Omit any picture, and return the remaining data exactly as written.

> [DATA FOR THIS TASK]
----------
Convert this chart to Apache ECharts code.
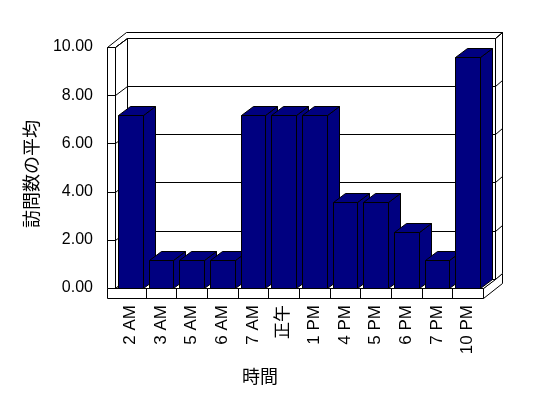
<!DOCTYPE html>
<html>
<head>
<meta charset="utf-8">
<script src="https://cdn.jsdelivr.net/npm/echarts@6/dist/echarts.min.js"></script>
<style>
html,body{margin:0;padding:0;background:#fff;}
#chart{width:548px;height:398px;}
</style>
</head>
<body>
<div id="chart"></div>
<script>
const categories = ['2 AM','3 AM','5 AM','6 AM','7 AM','正午','1 PM','4 PM','5 PM','6 PM','7 PM','10 PM'];
const values = [7.17,1.17,1.17,1.17,7.17,7.17,7.17,3.57,3.57,2.33,1.17,9.57];
const yTicks = [0,2,4,6,8,10];
const yTitle = '訪問数の平均';
const xTitle = '時間';

const FONT = '"Liberation Sans", Arial, "Noto Sans CJK JP", sans-serif';
const CJK = '"Noto Sans CJK JP", sans-serif';
const DX = 12, DY = -9.2;      // depth of plot box / bars
const TX = 7, TY = -6;         // back wall thickness
const WALL = 8.5;              // left wall thickness
const FLOOR = 9.7;             // floor thickness
const BAR_FRAC = 0.8;
const BAR_COLOR = '#000080';

function r(v){ return Math.round(v) + 0.5; }
function poly(pts, fill){
  return {type:'polygon', shape:{points: pts.map(p=>[r(p[0]), r(p[1])])},
    style:{fill: fill, stroke:'#000', lineWidth:1}};
}
function line(x1,y1,x2,y2){
  return {type:'line', shape:{x1:r(x1),y1:r(y1),x2:r(x2),y2:r(y2)},
    style:{stroke:'#000', lineWidth:1}};
}

function renderFrame(params, api){
  const n = categories.length;
  const bw = api.size([1,0])[0];
  const xL = api.coord([0,0])[0] - bw/2;
  const xR = api.coord([n-1,0])[0] + bw/2;
  const yOf = v => api.coord([0,v])[1];
  const yMax = yOf(yTicks[yTicks.length-1]);
  const y0 = yOf(0);
  const xBL = xL + DX, xBR = xR + DX;
  const yTopB = yMax + DY;
  const ch = [];
  ch.push(poly([[xR,y0],[xR+DX+TX,y0+DY+TY],[xR+DX+TX,y0+FLOOR+DY+TY],[xR,y0+FLOOR]],'#fff'));
  ch.push(poly([[xBR,yTopB],[xBR+TX,yTopB+TY],[xBR+TX,y0+DY+TY],[xBR,y0+DY]],'#fff'));
  ch.push(poly([[xL-WALL,yMax],[xL,yMax],[xBL,yTopB],[xBR,yTopB],[xBR+TX,yTopB+TY],[xL-WALL+DX+TX,yTopB+TY]],'#fff'));
  ch.push(poly([[xBL,yTopB],[xBR,yTopB],[xBR,y0+DY],[xBL,y0+DY]],'#fff'));
  ch.push(poly([[xL,yMax],[xBL,yTopB],[xBL,y0+DY],[xL,y0]],'#fff'));
  ch.push(poly([[xL-WALL,yMax],[xL,yMax],[xL,y0],[xL-WALL,y0]],'#fff'));
  ch.push(poly([[xL,y0],[xR,y0],[xBR,y0+DY],[xBL,y0+DY]],'#fff'));
  ch.push(poly([[xL-WALL,y0],[xR,y0],[xR,y0+FLOOR],[xL-WALL,y0+FLOOR]],'#fff'));
  for (let i=1;i<n;i++){
    const x = api.coord([i,0])[0] - bw/2;
    ch.push(line(x,y0,x,y0+FLOOR));
  }
  yTicks.forEach(v=>{
    if (v===0) return;
    const y = yOf(v);
    ch.push(line(xL-WALL,y,xL,y));
    ch.push(line(xL,y,xBL,y+DY));
    ch.push(line(xBL,y+DY,xBR,y+DY));
    ch.push(line(xBR,y+DY,xBR+TX,y+DY+TY));
  });
  return {type:'group', children: ch};
}

function renderBar(params, api){
  const i = api.value(0), v = api.value(1);
  const c = api.coord([i, v]);
  const b = api.coord([i, 0]);
  const bw = api.size([1,0])[0] * BAR_FRAC;
  const xl = c[0] - bw/2, xr = c[0] + bw/2;
  const yt = c[1], yb = b[1];
  return {type:'group', children:[
    poly([[xr,yt],[xr+DX,yt+DY],[xr+DX,yb+DY],[xr,yb]], BAR_COLOR),
    poly([[xl,yt],[xr,yt],[xr+DX,yt+DY],[xl+DX,yt+DY]], BAR_COLOR),
    poly([[xl,yt],[xr,yt],[xr,yb],[xl,yb]], BAR_COLOR)
  ]};
}

const chart = echarts.init(document.getElementById('chart'), null, {renderer:'canvas'});
chart.setOption({
  animation:false,
  backgroundColor:'#fff',
  grid:{left:115, right:65, top:47, bottom:110, containLabel:false},
  xAxis:{
    type:'category', data:categories,
    axisLine:{show:false}, axisTick:{show:false}, splitLine:{show:false},
    axisLabel:{interval:0, rotate:90, margin:17, color:'#000', fontSize:17, fontFamily:FONT, padding:[6,0,0,0]}
  },
  yAxis:{
    type:'value', min:yTicks[0], max:yTicks[yTicks.length-1], interval:2,
    axisLine:{show:false}, axisTick:{show:false}, splitLine:{show:false},
    axisLabel:{margin:22, color:'#000', fontSize:16, fontFamily:FONT, formatter:v=>v.toFixed(2)}
  },
  graphic:[
    {type:'text', x:31, y:174, rotation:Math.PI/2,
      style:{text:yTitle, fill:'#000', font:'18px '+CJK, textAlign:'center', textVerticalAlign:'middle'}},
    {type:'text', x:260, y:376,
      style:{text:xTitle, fill:'#000', font:'18px '+CJK, textAlign:'center', textVerticalAlign:'middle'}}
  ],
  series:[
    {type:'custom', renderItem:renderFrame, data:[[0,0]], silent:true, z:1},
    {type:'custom', renderItem:renderBar, data:values.map((v,i)=>[i,v]), z:2}
  ]
});
</script>
</body>
</html>
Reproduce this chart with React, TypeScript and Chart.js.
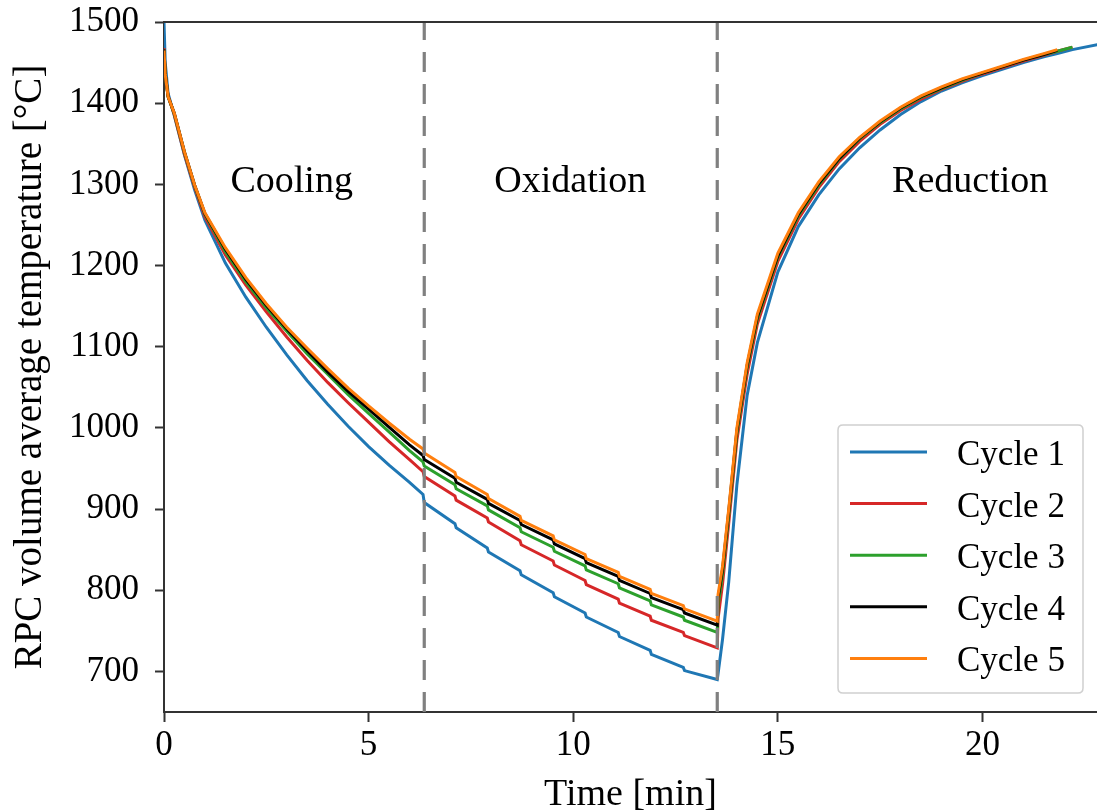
----------
> [COMPLETED EXERCISE]
Convert this chart to Apache ECharts code.
<!DOCTYPE html>
<html>
<head>
<meta charset="utf-8">
<script src="https://cdn.jsdelivr.net/npm/echarts@6/dist/echarts.min.js"></script>
<style>
html,body{margin:0;padding:0;background:#fff;}
#chart{width:548px;height:398px;}
</style>
</head>
<body>
<div id="chart"></div>
<script>
const categories = ['2 AM','3 AM','5 AM','6 AM','7 AM','正午','1 PM','4 PM','5 PM','6 PM','7 PM','10 PM'];
const values = [7.17,1.17,1.17,1.17,7.17,7.17,7.17,3.57,3.57,2.33,1.17,9.57];
const yTicks = [0,2,4,6,8,10];
const yTitle = '訪問数の平均';
const xTitle = '時間';

const FONT = '"Liberation Sans", Arial, "Noto Sans CJK JP", sans-serif';
const CJK = '"Noto Sans CJK JP", sans-serif';
const DX = 12, DY = -9.2;      // depth of plot box / bars
const TX = 7, TY = -6;         // back wall thickness
const WALL = 8.5;              // left wall thickness
const FLOOR = 9.7;             // floor thickness
const BAR_FRAC = 0.8;
const BAR_COLOR = '#000080';

function r(v){ return Math.round(v) + 0.5; }
function poly(pts, fill){
  return {type:'polygon', shape:{points: pts.map(p=>[r(p[0]), r(p[1])])},
    style:{fill: fill, stroke:'#000', lineWidth:1}};
}
function line(x1,y1,x2,y2){
  return {type:'line', shape:{x1:r(x1),y1:r(y1),x2:r(x2),y2:r(y2)},
    style:{stroke:'#000', lineWidth:1}};
}

function renderFrame(params, api){
  const n = categories.length;
  const bw = api.size([1,0])[0];
  const xL = api.coord([0,0])[0] - bw/2;
  const xR = api.coord([n-1,0])[0] + bw/2;
  const yOf = v => api.coord([0,v])[1];
  const yMax = yOf(yTicks[yTicks.length-1]);
  const y0 = yOf(0);
  const xBL = xL + DX, xBR = xR + DX;
  const yTopB = yMax + DY;
  const ch = [];
  ch.push(poly([[xR,y0],[xR+DX+TX,y0+DY+TY],[xR+DX+TX,y0+FLOOR+DY+TY],[xR,y0+FLOOR]],'#fff'));
  ch.push(poly([[xBR,yTopB],[xBR+TX,yTopB+TY],[xBR+TX,y0+DY+TY],[xBR,y0+DY]],'#fff'));
  ch.push(poly([[xL-WALL,yMax],[xL,yMax],[xBL,yTopB],[xBR,yTopB],[xBR+TX,yTopB+TY],[xL-WALL+DX+TX,yTopB+TY]],'#fff'));
  ch.push(poly([[xBL,yTopB],[xBR,yTopB],[xBR,y0+DY],[xBL,y0+DY]],'#fff'));
  ch.push(poly([[xL,yMax],[xBL,yTopB],[xBL,y0+DY],[xL,y0]],'#fff'));
  ch.push(poly([[xL-WALL,yMax],[xL,yMax],[xL,y0],[xL-WALL,y0]],'#fff'));
  ch.push(poly([[xL,y0],[xR,y0],[xBR,y0+DY],[xBL,y0+DY]],'#fff'));
  ch.push(poly([[xL-WALL,y0],[xR,y0],[xR,y0+FLOOR],[xL-WALL,y0+FLOOR]],'#fff'));
  for (let i=1;i<n;i++){
    const x = api.coord([i,0])[0] - bw/2;
    ch.push(line(x,y0,x,y0+FLOOR));
  }
  yTicks.forEach(v=>{
    if (v===0) return;
    const y = yOf(v);
    ch.push(line(xL-WALL,y,xL,y));
    ch.push(line(xL,y,xBL,y+DY));
    ch.push(line(xBL,y+DY,xBR,y+DY));
    ch.push(line(xBR,y+DY,xBR+TX,y+DY+TY));
  });
  return {type:'group', children: ch};
}

function renderBar(params, api){
  const i = api.value(0), v = api.value(1);
  const c = api.coord([i, v]);
  const b = api.coord([i, 0]);
  const bw = api.size([1,0])[0] * BAR_FRAC;
  const xl = c[0] - bw/2, xr = c[0] + bw/2;
  const yt = c[1], yb = b[1];
  return {type:'group', children:[
    poly([[xr,yt],[xr+DX,yt+DY],[xr+DX,yb+DY],[xr,yb]], BAR_COLOR),
    poly([[xl,yt],[xr,yt],[xr+DX,yt+DY],[xl+DX,yt+DY]], BAR_COLOR),
    poly([[xl,yt],[xr,yt],[xr,yb],[xl,yb]], BAR_COLOR)
  ]};
}

const chart = echarts.init(document.getElementById('chart'), null, {renderer:'canvas'});
chart.setOption({
  animation:false,
  backgroundColor:'#fff',
  grid:{left:115, right:65, top:47, bottom:110, containLabel:false},
  xAxis:{
    type:'category', data:categories,
    axisLine:{show:false}, axisTick:{show:false}, splitLine:{show:false},
    axisLabel:{interval:0, rotate:90, margin:17, color:'#000', fontSize:17, fontFamily:FONT, padding:[6,0,0,0]}
  },
  yAxis:{
    type:'value', min:yTicks[0], max:yTicks[yTicks.length-1], interval:2,
    axisLine:{show:false}, axisTick:{show:false}, splitLine:{show:false},
    axisLabel:{margin:22, color:'#000', fontSize:16, fontFamily:FONT, formatter:v=>v.toFixed(2)}
  },
  graphic:[
    {type:'text', x:31, y:174, rotation:Math.PI/2,
      style:{text:yTitle, fill:'#000', font:'18px '+CJK, textAlign:'center', textVerticalAlign:'middle'}},
    {type:'text', x:260, y:376,
      style:{text:xTitle, fill:'#000', font:'18px '+CJK, textAlign:'center', textVerticalAlign:'middle'}}
  ],
  series:[
    {type:'custom', renderItem:renderFrame, data:[[0,0]], silent:true, z:1},
    {type:'custom', renderItem:renderBar, data:values.map((v,i)=>[i,v]), z:2}
  ]
});
</script>
</body>
</html>
Reproduce this chart with React, TypeScript and Chart.js.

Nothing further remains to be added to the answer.